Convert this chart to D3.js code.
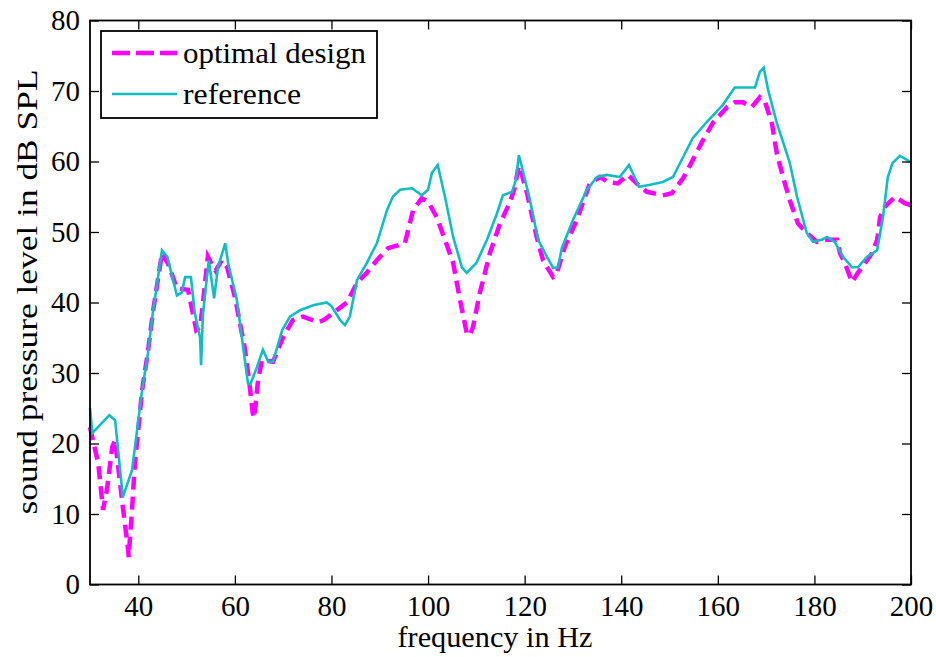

- - -

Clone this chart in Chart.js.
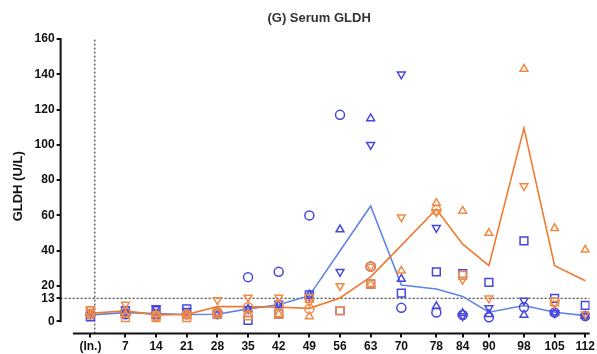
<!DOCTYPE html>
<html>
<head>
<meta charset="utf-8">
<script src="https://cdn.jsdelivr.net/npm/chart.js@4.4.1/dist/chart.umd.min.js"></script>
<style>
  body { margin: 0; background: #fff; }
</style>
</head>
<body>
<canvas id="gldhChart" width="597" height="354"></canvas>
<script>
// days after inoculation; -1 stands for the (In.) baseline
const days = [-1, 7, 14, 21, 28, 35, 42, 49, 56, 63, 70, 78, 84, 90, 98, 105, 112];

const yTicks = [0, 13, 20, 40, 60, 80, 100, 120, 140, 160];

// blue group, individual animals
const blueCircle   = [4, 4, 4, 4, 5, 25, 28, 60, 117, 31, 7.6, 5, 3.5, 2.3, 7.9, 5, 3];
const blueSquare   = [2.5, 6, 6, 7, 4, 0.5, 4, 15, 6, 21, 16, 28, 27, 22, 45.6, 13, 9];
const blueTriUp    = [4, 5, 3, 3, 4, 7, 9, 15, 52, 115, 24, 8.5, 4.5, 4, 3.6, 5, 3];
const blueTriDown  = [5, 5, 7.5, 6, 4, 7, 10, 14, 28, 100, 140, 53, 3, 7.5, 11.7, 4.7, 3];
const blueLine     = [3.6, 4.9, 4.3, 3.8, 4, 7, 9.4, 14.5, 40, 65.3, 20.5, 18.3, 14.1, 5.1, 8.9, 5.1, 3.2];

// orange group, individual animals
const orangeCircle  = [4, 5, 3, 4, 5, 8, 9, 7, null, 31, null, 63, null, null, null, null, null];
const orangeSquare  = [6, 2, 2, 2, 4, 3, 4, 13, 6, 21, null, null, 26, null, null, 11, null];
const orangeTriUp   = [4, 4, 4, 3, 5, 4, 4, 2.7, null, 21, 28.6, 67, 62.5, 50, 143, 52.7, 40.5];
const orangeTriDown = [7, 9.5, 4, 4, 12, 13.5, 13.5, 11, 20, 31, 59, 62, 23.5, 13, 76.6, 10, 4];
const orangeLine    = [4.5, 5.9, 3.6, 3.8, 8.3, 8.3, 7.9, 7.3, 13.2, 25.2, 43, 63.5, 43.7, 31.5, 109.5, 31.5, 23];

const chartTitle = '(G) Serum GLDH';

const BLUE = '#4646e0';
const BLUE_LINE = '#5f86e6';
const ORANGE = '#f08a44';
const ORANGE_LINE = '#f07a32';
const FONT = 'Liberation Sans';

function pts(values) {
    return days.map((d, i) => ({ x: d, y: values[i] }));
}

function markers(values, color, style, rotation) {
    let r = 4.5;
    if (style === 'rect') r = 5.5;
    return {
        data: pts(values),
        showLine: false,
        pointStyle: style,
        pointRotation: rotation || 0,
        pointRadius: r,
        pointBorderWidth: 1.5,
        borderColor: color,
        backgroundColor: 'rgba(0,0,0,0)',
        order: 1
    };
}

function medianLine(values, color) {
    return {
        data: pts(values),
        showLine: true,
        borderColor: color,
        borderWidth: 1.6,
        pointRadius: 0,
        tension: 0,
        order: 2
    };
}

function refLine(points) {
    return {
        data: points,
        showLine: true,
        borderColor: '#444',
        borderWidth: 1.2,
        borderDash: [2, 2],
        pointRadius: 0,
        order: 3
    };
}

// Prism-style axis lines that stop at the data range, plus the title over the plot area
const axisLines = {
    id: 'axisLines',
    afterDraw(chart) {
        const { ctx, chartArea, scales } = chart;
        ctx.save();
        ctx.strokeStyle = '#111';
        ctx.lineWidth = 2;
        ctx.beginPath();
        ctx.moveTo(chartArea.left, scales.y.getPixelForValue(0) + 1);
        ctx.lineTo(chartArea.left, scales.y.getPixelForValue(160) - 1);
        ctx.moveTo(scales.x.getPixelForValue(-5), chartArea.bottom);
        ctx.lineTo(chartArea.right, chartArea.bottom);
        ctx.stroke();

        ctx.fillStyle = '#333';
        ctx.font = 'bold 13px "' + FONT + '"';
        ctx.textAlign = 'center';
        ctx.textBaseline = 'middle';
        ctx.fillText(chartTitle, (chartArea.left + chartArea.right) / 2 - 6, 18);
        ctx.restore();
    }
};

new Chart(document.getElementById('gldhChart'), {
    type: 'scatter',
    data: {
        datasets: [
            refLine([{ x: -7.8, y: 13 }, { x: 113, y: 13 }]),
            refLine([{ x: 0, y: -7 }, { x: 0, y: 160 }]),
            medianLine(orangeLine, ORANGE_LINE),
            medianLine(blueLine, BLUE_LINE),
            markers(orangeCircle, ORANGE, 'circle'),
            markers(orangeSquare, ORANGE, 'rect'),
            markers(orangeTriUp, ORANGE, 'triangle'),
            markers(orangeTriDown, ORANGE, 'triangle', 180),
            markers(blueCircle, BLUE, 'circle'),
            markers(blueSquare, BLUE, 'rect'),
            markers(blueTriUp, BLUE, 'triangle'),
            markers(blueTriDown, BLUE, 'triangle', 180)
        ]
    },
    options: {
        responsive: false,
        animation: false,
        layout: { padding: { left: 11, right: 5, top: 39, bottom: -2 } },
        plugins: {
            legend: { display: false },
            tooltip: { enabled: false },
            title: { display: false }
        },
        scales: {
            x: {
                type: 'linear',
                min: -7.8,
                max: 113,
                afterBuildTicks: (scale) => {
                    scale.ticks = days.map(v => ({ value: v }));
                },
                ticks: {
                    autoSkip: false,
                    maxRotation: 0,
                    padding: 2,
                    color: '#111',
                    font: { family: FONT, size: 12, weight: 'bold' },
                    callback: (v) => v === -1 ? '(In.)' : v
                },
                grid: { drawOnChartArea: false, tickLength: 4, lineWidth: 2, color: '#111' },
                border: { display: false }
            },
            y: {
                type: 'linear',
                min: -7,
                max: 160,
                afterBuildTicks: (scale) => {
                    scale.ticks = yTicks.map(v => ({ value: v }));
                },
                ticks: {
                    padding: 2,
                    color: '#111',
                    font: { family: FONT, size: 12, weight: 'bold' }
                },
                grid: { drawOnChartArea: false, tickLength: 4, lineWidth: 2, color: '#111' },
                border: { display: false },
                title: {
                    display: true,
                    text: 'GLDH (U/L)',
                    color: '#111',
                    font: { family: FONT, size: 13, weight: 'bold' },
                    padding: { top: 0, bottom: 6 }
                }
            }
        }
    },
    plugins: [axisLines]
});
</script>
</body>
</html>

- - -

Extract the stretch of lines that begins at the line with "Clone this chart in Chart.js." and ends at the line with "120, 140, 160];", inclusive. Omit every picture.

Clone this chart in Chart.js.
<!DOCTYPE html>
<html>
<head>
<meta charset="utf-8">
<script src="https://cdn.jsdelivr.net/npm/chart.js@4.4.1/dist/chart.umd.min.js"></script>
<style>
  body { margin: 0; background: #fff; }
</style>
</head>
<body>
<canvas id="gldhChart" width="597" height="354"></canvas>
<script>
// days after inoculation; -1 stands for the (In.) baseline
const days = [-1, 7, 14, 21, 28, 35, 42, 49, 56, 63, 70, 78, 84, 90, 98, 105, 112];

const yTicks = [0, 13, 20, 40, 60, 80, 100, 120, 140, 160];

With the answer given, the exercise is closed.